**MATERIAL**
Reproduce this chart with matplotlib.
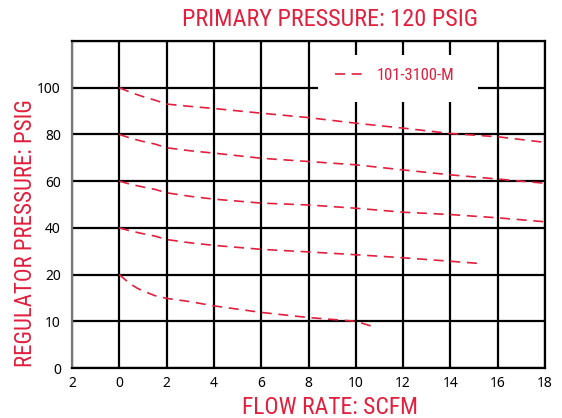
import matplotlib
matplotlib.use("Agg")
import matplotlib.pyplot as plt
from matplotlib.patches import Rectangle
import numpy as np

# flow rate (SCFM) and regulator pressure (PSIG)
flow_100 = [0, 0.5, 1, 1.5, 2, 3, 4, 6, 8, 10, 12, 14, 16, 18]
psig_100 = [100, 97.9, 96.2, 94.7, 93, 92, 91.1, 89.1, 87.2, 84.8, 82.7, 80.4, 79.0, 76.6]

flow_80 = [0, 0.5, 1, 1.5, 2, 3, 4, 6, 8, 10, 12, 14, 16, 18]
psig_80 = [80, 78.3, 77.0, 75.9, 74.3, 73.0, 72, 69.8, 68.4, 67, 64.8, 62.7, 60.9, 59.1]

flow_60 = [0, 0.5, 1, 1.5, 2, 3, 4, 6, 8, 10, 12, 14, 16, 18]
psig_60 = [60, 58.6, 57.5, 56.5, 55, 53.5, 52.3, 50.6, 49.8, 48.4, 46.7, 45.7, 44.3, 42.6]

flow_40 = [0, 0.5, 1, 1.5, 2, 3, 4, 6, 8, 10, 12, 14, 15.3]
psig_40 = [40, 38.6, 37.5, 36.5, 35, 33.6, 32.5, 30.8, 29.7, 28.5, 27.2, 25.7, 24.7]

flow_20 = [0, 0.25, 0.5, 0.75, 1, 1.5, 2, 3, 4, 6, 8, 10, 10.9]
psig_20 = [20, 18.9, 17.9, 17.1, 16.5, 15.5, 14.9, 14.2, 13.3, 11.9, 10.8, 10.0, 8.6]

x_ticks = [-2, 0, 2, 4, 6, 8, 10, 12, 14, 16, 18]
x_labels = ["2", "0", "2", "4", "6", "8", "10", "12", "14", "16", "18"]
y_ticks = [0, 10, 20, 40, 60, 80, 100, 120]
y_labels = ["0", "10", "20", "40", "60", "80", "100", ""]

red = "#e21f3d"
label_font = ["Roboto Condensed", "Roboto", "DejaVu Sans"]

# uneven y axis: each gridline is one equal step
steps = np.arange(len(y_ticks))
def fwd(v):
    return np.interp(v, y_ticks, steps)
def inv(p):
    return np.interp(p, steps, y_ticks)

fig = plt.figure(figsize=(5.62, 4.18), dpi=100)
ax = fig.add_axes([72/562, 1 - 368/418, 473/562, 327/418])
ax.set_yscale("function", functions=(fwd, inv))
ax.set_xlim(-2, 18)
ax.set_ylim(0, 120)

ax.set_xticks(x_ticks)
ax.set_xticklabels(x_labels)
ax.set_yticks(y_ticks)
ax.set_yticklabels(y_labels)
ax.minorticks_off()
ax.tick_params(axis="x", length=0, labelsize=10, pad=6)
ax.tick_params(axis="y", length=0, labelsize=10, pad=8)
for lab in ax.get_xticklabels() + ax.get_yticklabels():
    lab.set_fontfamily("Noto Sans")

ax.set_axisbelow(True)
ax.grid(True, color="black", linewidth=1.6)
for s in ax.spines.values():
    s.set_color("black")
    s.set_linewidth(1.6)
ax.spines["left"].set_color("#777777")

for fx, py in [(flow_100, psig_100), (flow_80, psig_80), (flow_60, psig_60),
               (flow_40, psig_40), (flow_20, psig_20)]:
    ax.plot(fx, py, color=red, linewidth=1.2, dashes=(6, 4), zorder=3)

# white box behind the legend, covering the grid
ax.add_patch(Rectangle((318/562, 1 - 102/418), 160/562, 47/418, transform=fig.transFigure,
                       facecolor="white", edgecolor="none", zorder=1))
handle, = ax.plot([], [], color=red, linewidth=1.2, dashes=(6, 4))
leg = fig.legend([handle], ["101-3100-M"], loc="center", bbox_to_anchor=(395/562, 1 - 75/418),
                 frameon=False, handlelength=1.7, handletextpad=0.8,
                 prop={"family": label_font, "size": 12})
for t in leg.get_texts():
    t.set_color(red)

fig.text(330/562, 1 - 20/418, "PRIMARY PRESSURE: 120 PSIG", color=red, ha="center", va="center",
         family=label_font, fontsize=17.5)
fig.text(330/562, 1 - 407/418, "FLOW RATE: SCFM", color=red, ha="center", va="center",
         family=label_font, fontsize=17)
fig.text(26/562, 1 - 233/418, "REGULATOR PRESSURE: PSIG", color=red, ha="center", va="center",
         rotation=90, family=label_font, fontsize=16.5)

fig.savefig("out.png", dpi=100)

**EXERCISE REQUIREMENTS**
Reproduce exactly the run of lines that opens the listing and closes with the line holding "62.7, 60.9, 59.1]". Pictures are excluded.

**RESPONSE TO THE TASK**
Reproduce this chart with matplotlib.
import matplotlib
matplotlib.use("Agg")
import matplotlib.pyplot as plt
from matplotlib.patches import Rectangle
import numpy as np

# flow rate (SCFM) and regulator pressure (PSIG)
flow_100 = [0, 0.5, 1, 1.5, 2, 3, 4, 6, 8, 10, 12, 14, 16, 18]
psig_100 = [100, 97.9, 96.2, 94.7, 93, 92, 91.1, 89.1, 87.2, 84.8, 82.7, 80.4, 79.0, 76.6]

flow_80 = [0, 0.5, 1, 1.5, 2, 3, 4, 6, 8, 10, 12, 14, 16, 18]
psig_80 = [80, 78.3, 77.0, 75.9, 74.3, 73.0, 72, 69.8, 68.4, 67, 64.8, 62.7, 60.9, 59.1]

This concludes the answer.